As taught to me last year by renowned novelist Elizabeth Gilbert.
When my friend (the brilliant author, Cait Flanders) invited me to join her at a workshop run by Elizabeth Gilbert, I was awestruck.
The structure was based on her (best, in my opinion) book, Big Magic, which focuses on how to live a more creative life, despite your fears or self-limiting beliefs.
The book, and workshop itself, is built from six pillars: Courage. Enchantment. Permission. Persistence. Trust. Divinity.
As Elizabeth gave a 30-minute speech on each idea, we were instructed to write the following letters. I’m sharing the exercises here as they’ve been helping me think about my life in a healthier way ever since.
Exercise One: Write a Letter From Your Fear
OPENING SENTENCE: Dear <Name>, I am your fear and this is what I want to say to you…
Note: This is powerful. We all wrote a letter from our fear, and were then asked to read them out. When asked if we related to someone else’s letter, every single person in the room stood up. Our fears are, fundamentally, the same, and there’s great comfort to be taken from that.
Exercise Two: Write a Letter From Your Enchantment
The idea here is to write a letter from your enchantment, to serve as a reminder of all the things you love doing, but don’t do enough of. Think about your favourite places or people to see. Write about what enhances and what kills your enchantment. I guarantee you’ll surprise yourself.
OPENING SENTENCE: Dear <Name>, I am your enchantment, and this is what I want to tell you…
Exercise Three: Write Yourself Some Permission Slips
Next, you’re invited to start giving yourself permission for the things that usually haunt or trouble you. Think back to what you have written in your last two letters. Think of the person whose permission you’ve most sought in your life. Perhaps it’s a parent or a figure of authority. And then write out your permission slips, one by one, from that person…
OPENING SENTENCE: Dear <Name>, I am the headteacher and this is your permission slip…

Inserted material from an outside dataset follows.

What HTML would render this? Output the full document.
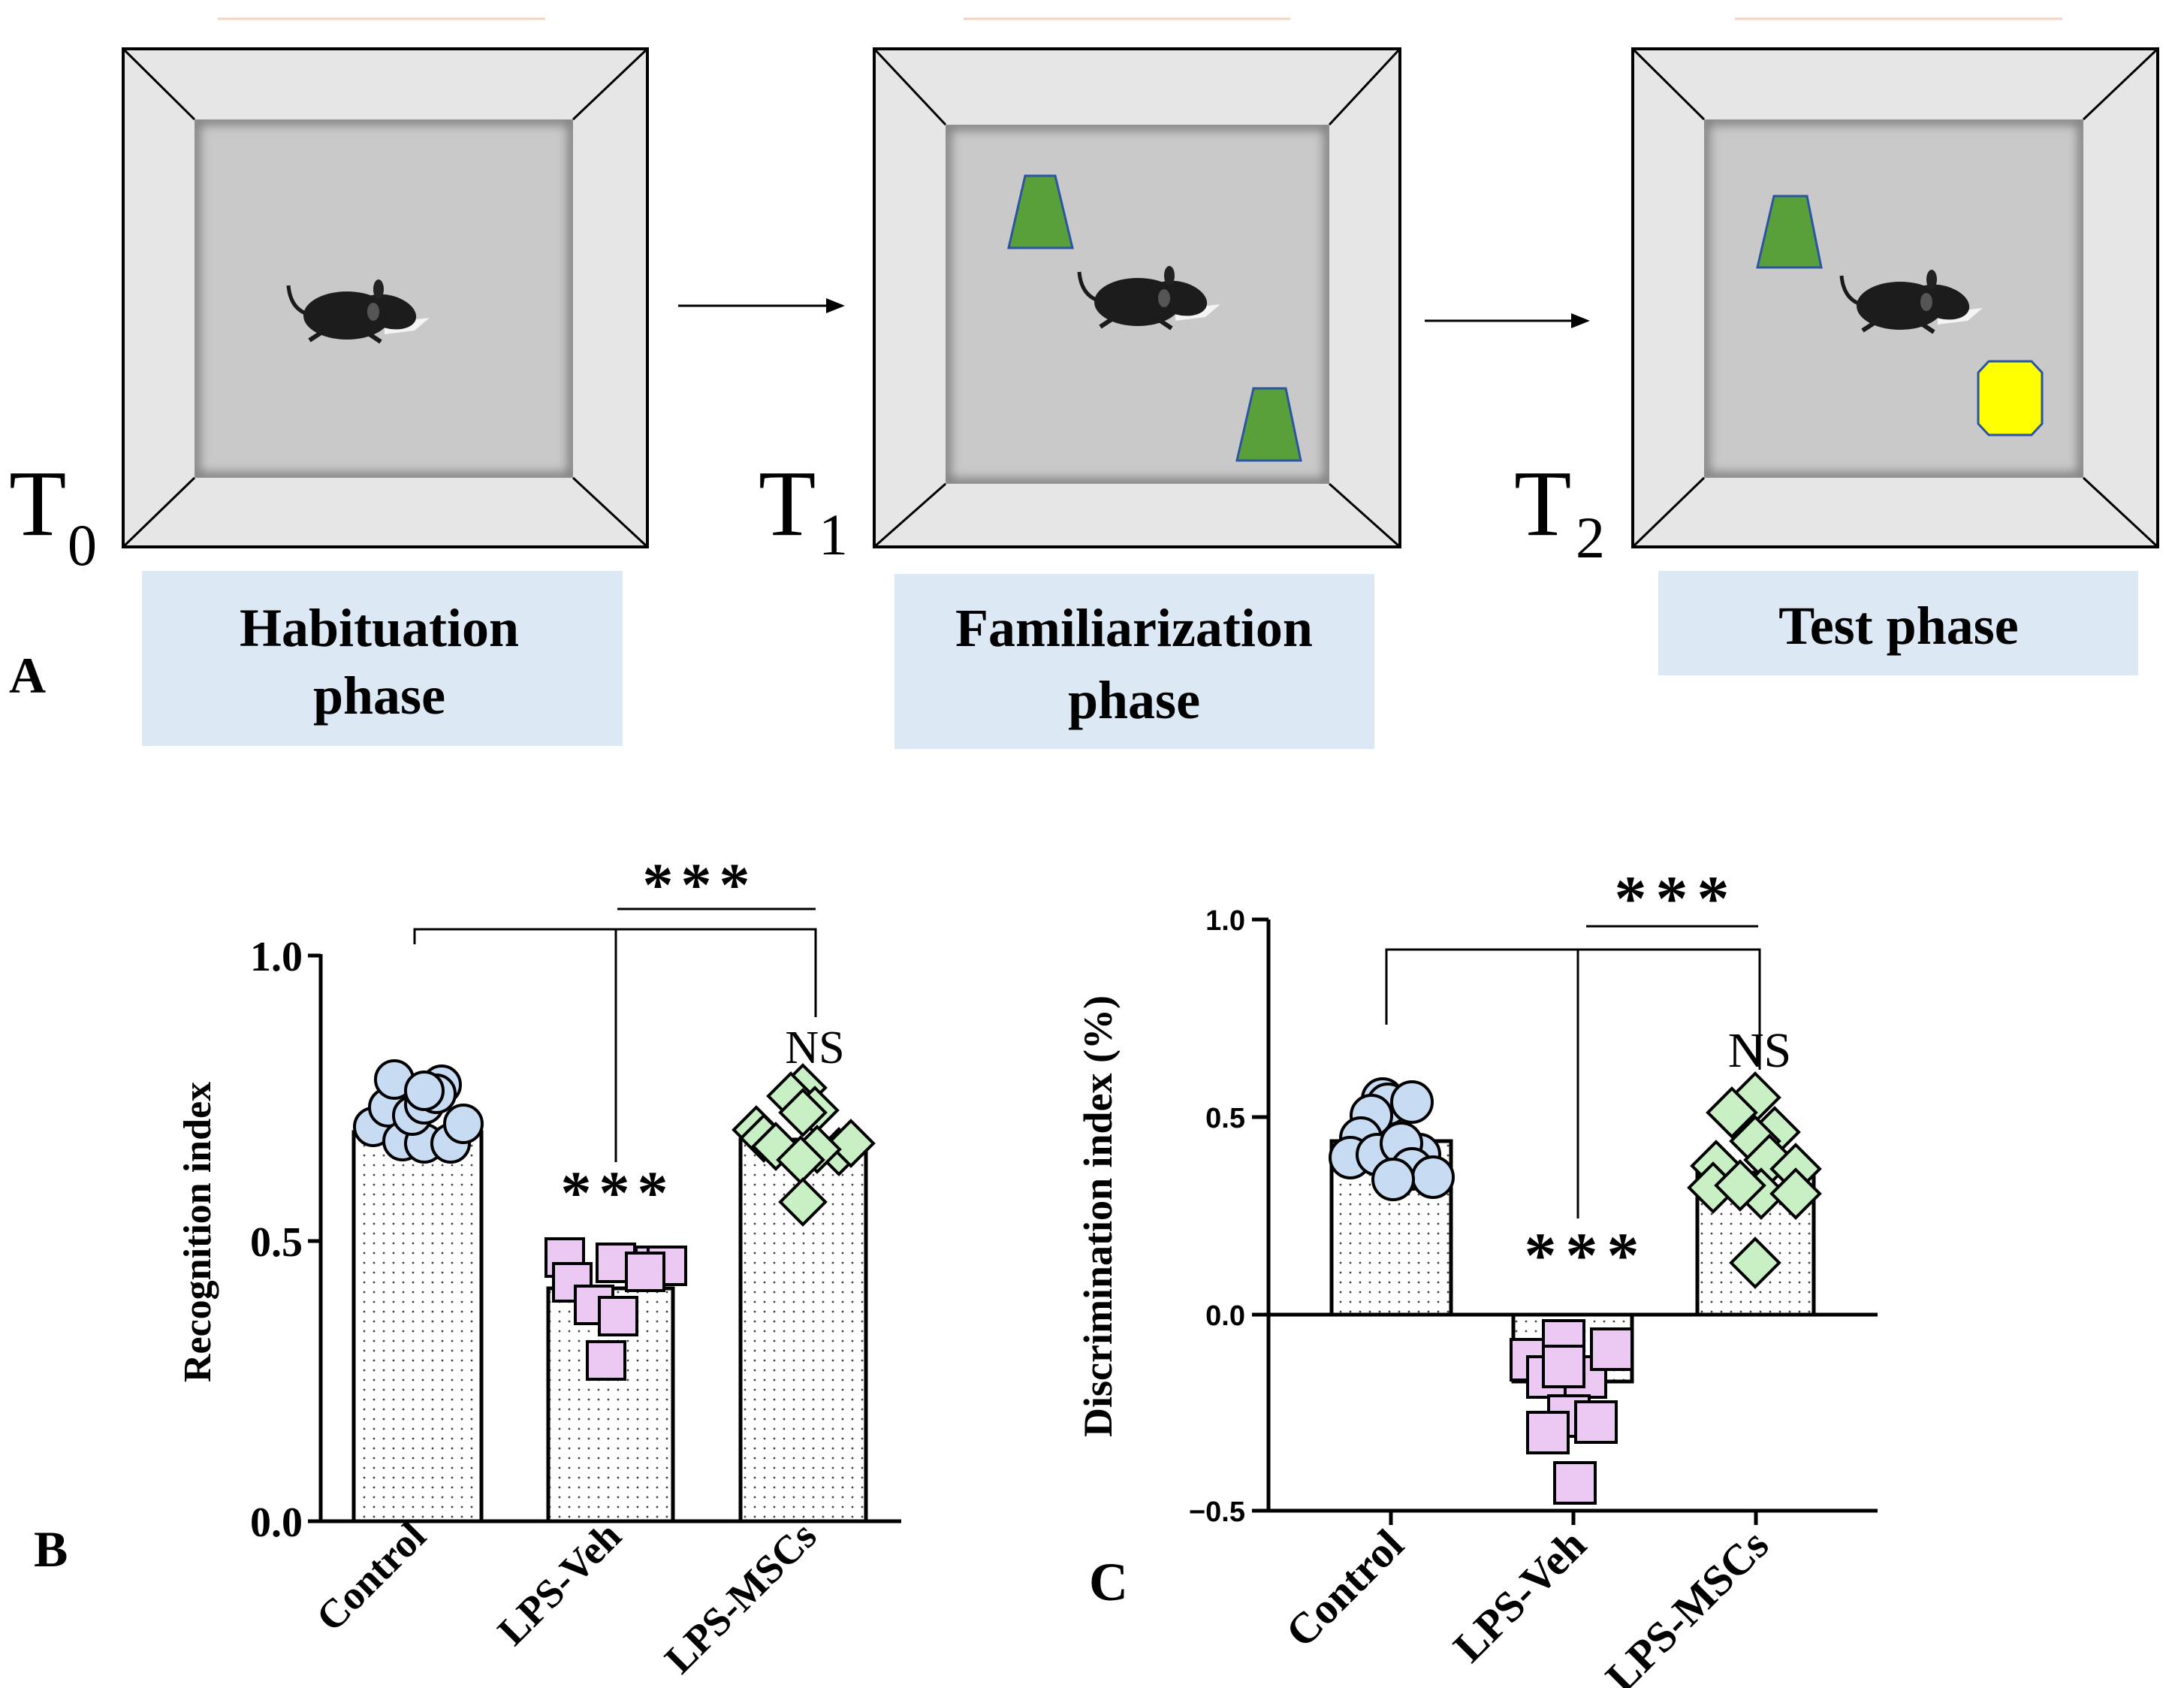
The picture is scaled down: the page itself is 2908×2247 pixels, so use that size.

Note: As we read them out, Elizabeth Gilbert (!!!!) led the group to say “permission granted” at the end of each sentence. But then we were asked to make them more specific. Because the universe delights in specifics.
So when writing yours, make sure you write tangible, actionable things. Aka: I give you permission to not go to that girl’s party. Or I give you permission to buy the tent for a trip you’ve always wanted to go on. You get the idea.
Exercise Four: Write a Letter From Your Persistence
This one is my absolute favourite. We all know, rationally, what we have achieved and overcome. But to position it from your PERSISTENCE, as a way of reminding you exactly what you’ve endured and what your persistence has done for you, is a moving and powerful exercise I recommend doing regularly.
“After all, at the risk of sounding morbid, we all have a choice to die. But we’re still here for something.”
OPENING SENTENCE: Dear <Name>, I am your persistence and this is what I have done for you…
Exercise Five: Write a Letter to Fear, From Your Divinity
The final show. The grand finale. Here, your writing exercises go full circle and you’re now invited to write a response to your first letter, the letter to your fear, from your divinity.
OPENING SENTENCES: Dear Fear, I am your divinity and it’s all going to be alright…
“Approach your fear. Look it in the eye. Tell it what it needs to hear. Tell yourself what you need to hear.”
So! There you have it! Elizabeth Gilbert created these exercises to be done on the regular. Your letters don’t need to be well-written or even very long. But try it. See how it feels. It’s already changed my life and surprised me in ways I never imagined.
I have a feeling it’ll do the same for you.